X-Men: Days of Future Past (12A/PG-13, 131 mins)
Director: Bryan Singer
★ ★ ★ ★ ☆
For those not yet tired of mutant superhero action, here then is the seventh movie set in the X-Men universe. Some have been great, some have been misfires, but the series was shaken up a couple of years ago by X-Men: First Class, which showed us younger versions of the well-worn characters as they were in the 1960s.
Days of Future Past is a sequel to that prequel, and is being sold on the fact that it brings both casts together, so we get Patrick Stewart and James McAvoy as original and young Charles Xavier, and ditto Ian McKellen and Michael Fassbender as Erik/Magneto. The one constant has been Logan aka Wolverine (Hugh Jackman), because he doesn’t age.

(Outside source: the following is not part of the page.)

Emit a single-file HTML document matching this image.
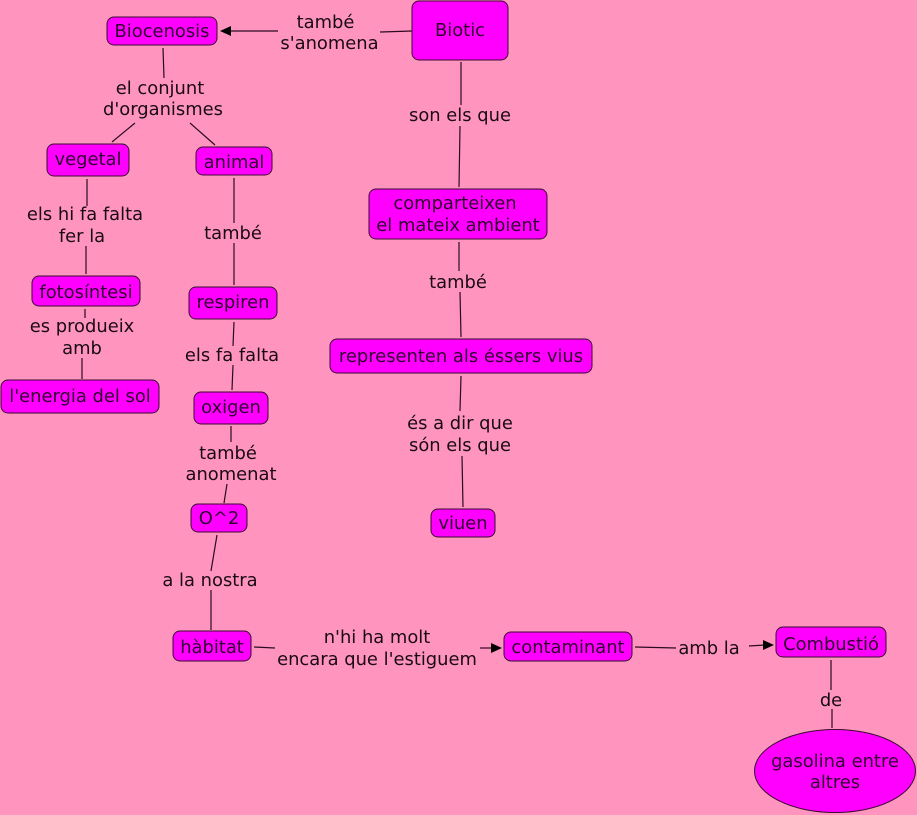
<!DOCTYPE html>
<html><head><meta charset="utf-8"><style>
html,body{margin:0;padding:0;background:#ff95bf;width:917px;height:815px;overflow:hidden}
svg{display:block}
text{font-family:"DejaVu Sans",sans-serif;font-size:17.9px;fill:#1a0a14;text-anchor:middle}
.n text,text.n{fill:#300030}
rect,ellipse{fill:#ff00ff;stroke:#3a0a30;stroke-width:1}
line{stroke:#2a0a20;stroke-width:1.2}
polygon{fill:#000}
</style></head><body>
<svg width="917" height="815" viewBox="0 0 917 815" xmlns="http://www.w3.org/2000/svg">
<rect x="0" y="0" width="917" height="815" style="fill:#ff95bf;stroke:none"/>
<line x1="278" y1="31" x2="231" y2="31"/><polygon points="220,31 231,26 231,36"/>
<line x1="380" y1="32" x2="412" y2="31"/>
<line x1="163" y1="48" x2="164" y2="78"/>
<line x1="135" y1="123" x2="112" y2="142"/>
<line x1="190" y1="123" x2="215" y2="145"/>
<line x1="87" y1="179" x2="87" y2="206"/>
<line x1="234" y1="178" x2="234" y2="223"/>
<line x1="86" y1="246" x2="86" y2="274"/>
<line x1="234" y1="243" x2="234" y2="285"/>
<line x1="85" y1="309" x2="85" y2="318"/>
<line x1="82" y1="358" x2="82" y2="379"/>
<line x1="234" y1="322" x2="233" y2="346"/>
<line x1="233" y1="365" x2="232" y2="390"/>
<line x1="231" y1="426" x2="231" y2="442"/>
<line x1="227" y1="484" x2="224" y2="503"/>
<line x1="217" y1="535" x2="211" y2="571"/>
<line x1="211" y1="590" x2="211" y2="630"/>
<line x1="254" y1="647" x2="275" y2="648"/>
<line x1="480" y1="648" x2="492" y2="648"/><polygon points="502,648 491,643 491,653"/>
<line x1="635" y1="647" x2="676" y2="648"/>
<line x1="749" y1="646" x2="765" y2="645"/><polygon points="774,645 763,640 763,650"/>
<line x1="831" y1="660" x2="831" y2="690"/>
<line x1="832" y1="709" x2="832" y2="728"/>
<line x1="461" y1="62" x2="461" y2="105"/>
<line x1="460" y1="126" x2="459" y2="187"/>
<line x1="459" y1="242" x2="459" y2="271"/>
<line x1="460" y1="292" x2="461" y2="337"/>
<line x1="461" y1="376" x2="460" y2="411"/>
<line x1="462" y1="456" x2="463" y2="507"/>

<rect x="107" y="17" width="110" height="28" rx="7"/>
<rect x="412" y="1" width="96" height="59" rx="7"/>
<rect x="47" y="144" width="82" height="32" rx="7"/>
<rect x="196" y="147" width="76" height="28" rx="7"/>
<rect x="32" y="276" width="108" height="30" rx="7"/>
<rect x="189" y="287" width="88" height="32" rx="7"/>
<rect x="1" y="380" width="158" height="33" rx="7"/>
<rect x="194" y="392" width="74" height="32" rx="7"/>
<rect x="191" y="504" width="56" height="28" rx="7"/>
<rect x="173" y="631" width="78" height="30" rx="7"/>
<rect x="369" y="189" width="178" height="50" rx="7"/>
<rect x="330" y="339" width="262" height="34" rx="7"/>
<rect x="431" y="509" width="64" height="28" rx="7"/>
<rect x="504" y="632" width="128" height="29" rx="7"/>
<rect x="776" y="627" width="110" height="30" rx="7"/>
<ellipse cx="835" cy="771" rx="80.5" ry="41.5"/>

<g class="n">
<text x="162" y="37">Biocenosis</text>
<text x="460" y="36">Biotic</text>
<text x="88" y="165">vegetal</text>
<text x="234" y="168">animal</text>
<text x="86" y="298">fotosíntesi</text>
<text x="233" y="308">respiren</text>
<text x="80" y="402">l'energia del sol</text>
<text x="231" y="413">oxigen</text>
<text x="219" y="524">O^2</text>
<text x="212" y="653">hàbitat</text>
<text x="455" y="209">comparteixen</text>
<text x="458" y="231">el mateix ambient</text>
<text x="461" y="362">representen als éssers vius</text>
<text x="463" y="529">viuen</text>
<text x="568" y="653">contaminant</text>
<text x="831" y="650">Combustió</text>
<text x="835" y="767">gasolina entre</text>
<text x="835" y="788">altres</text>
</g>

<text x="325.5" y="28">també</text>
<text x="329.5" y="49">s'anomena</text>
<text x="160" y="94">el conjunt</text>
<text x="163" y="115">d'organismes</text>
<text x="460" y="121">son els que</text>
<text x="85" y="220">els hi fa falta</text>
<text x="82" y="242">fer la</text>
<text x="233" y="239">també</text>
<text x="458" y="288">també</text>
<text x="82" y="332">es produeix</text>
<text x="82" y="354">amb</text>
<text x="232" y="361">els fa falta</text>
<text x="460" y="429">és a dir que</text>
<text x="460" y="451">són els que</text>
<text x="228" y="459">també</text>
<text x="231" y="480">anomenat</text>
<text x="210" y="586">a la nostra</text>
<text x="377" y="643">n'hi ha molt</text>
<text x="377" y="665">encara que l'estiguem</text>
<text x="709" y="654">amb la</text>
<text x="831" y="706">de</text>
</svg>
</body></html>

The X-Men believe it can be changed and so come up with a plan to send Logan (or his consciousness at any rate) back to the 1970s to stop the chain of events that led to the creation of the Sentinels. In a nutshell this means stopping Mystique (Jennifer Lawrence) from killing the scientist (Peter Dinklage) who initiates the programme.
But of course it turns out to be a lot more complicated than that, leading to difficult decisions for many of the X-Men. This is a film that’s always more interested in its characters than its action, and that has to be thanks to its director. Bryan Singer hasn’t directed any of the films since X-Men 2 in 2003, but he shows why he was the right choice to return with a guiding hand, grounding it in the choices made by its protagonists while also being in complete command of the sprawling narrative.
The set pieces aren’t just elaborate displays of special effects and action, but driven by character and plot while moving the story forward at the same time. Generally the films end up turning into the Wolverine show, which as the original trilogy and two Wolverine spin-offs have demonstrated, can get a bit dull after a while. But this is the Mystique show, and everything depends on her.
There are a couple of niggles, generally to do with plot points that might find you asking “why?” a couple of times. If you attempted to draw a line through the chronology of the previous films, you’d probably find the timeline has been a bit squiffy anyway, so as with all time travel movies it might be best to just not worry about it. And Stewart, McKellen and co in the future end up getting a bit sidelined.
But there’s real-time danger and darkness linking the future and the past, and the stakes are massive. And thanks to the numerous highpoints and an ending that could possibly be described as perfect, in most regards this is as good as superhero movies get.